The Word Error Rate (WER) is a common metric used to evaluate the performance of speech recognition systems. It quantifies how accurately a system transcribes spoken language into text. Specifically, WER measures the percentage of words that are incorrectly identified in the output compared to a reference transcript. To calculate WER, you need to consider three types of errors: substitutions (where one word is mistaken for another), insertions (extra words that were not in the reference transcript), and deletions (words that are missed). The formula for WER is given by:
[ \text{WER} = \frac{S + D + I}{N} ]
where ( S ) is the number of substitutions, ( D ) is the number of deletions, ( I ) is the number of insertions, and ( N ) is the total number of words in the reference transcript.

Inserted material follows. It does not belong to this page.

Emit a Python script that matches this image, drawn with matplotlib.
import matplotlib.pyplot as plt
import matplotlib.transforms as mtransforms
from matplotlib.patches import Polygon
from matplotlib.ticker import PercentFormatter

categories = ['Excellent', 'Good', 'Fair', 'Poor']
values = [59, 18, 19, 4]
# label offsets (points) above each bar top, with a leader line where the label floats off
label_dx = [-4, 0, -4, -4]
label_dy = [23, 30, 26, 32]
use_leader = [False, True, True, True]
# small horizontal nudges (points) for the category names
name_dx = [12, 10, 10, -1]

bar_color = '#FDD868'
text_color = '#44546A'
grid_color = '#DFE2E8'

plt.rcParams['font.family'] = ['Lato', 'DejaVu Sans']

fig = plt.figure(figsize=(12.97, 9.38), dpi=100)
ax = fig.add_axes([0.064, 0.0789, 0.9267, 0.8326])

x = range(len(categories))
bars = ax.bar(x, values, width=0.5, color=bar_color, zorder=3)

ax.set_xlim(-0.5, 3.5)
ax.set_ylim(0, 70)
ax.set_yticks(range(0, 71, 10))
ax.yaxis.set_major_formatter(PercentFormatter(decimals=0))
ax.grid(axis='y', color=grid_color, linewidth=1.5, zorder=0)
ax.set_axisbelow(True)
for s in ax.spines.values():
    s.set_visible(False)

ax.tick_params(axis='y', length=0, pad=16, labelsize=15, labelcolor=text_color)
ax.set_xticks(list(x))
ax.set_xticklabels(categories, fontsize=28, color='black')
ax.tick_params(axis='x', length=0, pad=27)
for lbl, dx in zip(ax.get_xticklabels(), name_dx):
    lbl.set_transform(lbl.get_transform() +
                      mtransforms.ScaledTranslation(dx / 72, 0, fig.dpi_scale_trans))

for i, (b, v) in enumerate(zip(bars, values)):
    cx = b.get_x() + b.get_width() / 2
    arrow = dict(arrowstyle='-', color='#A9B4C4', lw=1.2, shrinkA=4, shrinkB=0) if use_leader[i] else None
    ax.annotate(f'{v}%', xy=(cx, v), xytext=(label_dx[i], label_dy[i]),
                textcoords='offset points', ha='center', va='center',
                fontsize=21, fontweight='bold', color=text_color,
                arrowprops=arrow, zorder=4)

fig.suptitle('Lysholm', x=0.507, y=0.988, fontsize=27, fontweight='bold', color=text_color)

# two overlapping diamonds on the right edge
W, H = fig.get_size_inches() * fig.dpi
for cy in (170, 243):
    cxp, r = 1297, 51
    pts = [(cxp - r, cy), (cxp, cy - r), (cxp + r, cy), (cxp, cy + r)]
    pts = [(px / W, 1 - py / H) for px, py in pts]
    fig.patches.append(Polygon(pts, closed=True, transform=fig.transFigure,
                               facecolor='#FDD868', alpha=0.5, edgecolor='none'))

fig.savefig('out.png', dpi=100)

For developers working on speech recognition, understanding WER is crucial for evaluating the effectiveness of their algorithms. For instance, if a speech recognition system processes the phrase “turn on the lights” but outputs “turn on lights,” it incurs a deletion error since “the” is missing. If it outputs “turn on the right,” this would represent a substitution error. Thus, tracking these types of errors helps engineers identify the weaknesses in their models and improve their accuracy.

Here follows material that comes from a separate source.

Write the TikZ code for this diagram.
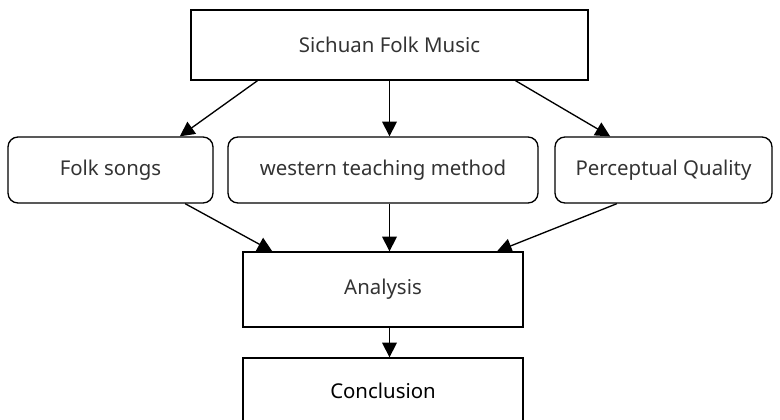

Moreover, WER can vary depending on the complexity of the audio being analyzed. Factors such as background noise, speaker accent, and the presence of different dialects can significantly affect a system's performance. A lower WER indicates better transcription accuracy, which is especially important in applications like voice assistants, automated transcription services, and real-time communication systems. By minimizing WER, developers can ensure that their speech recognition tools are more reliable and effective in real-world scenarios.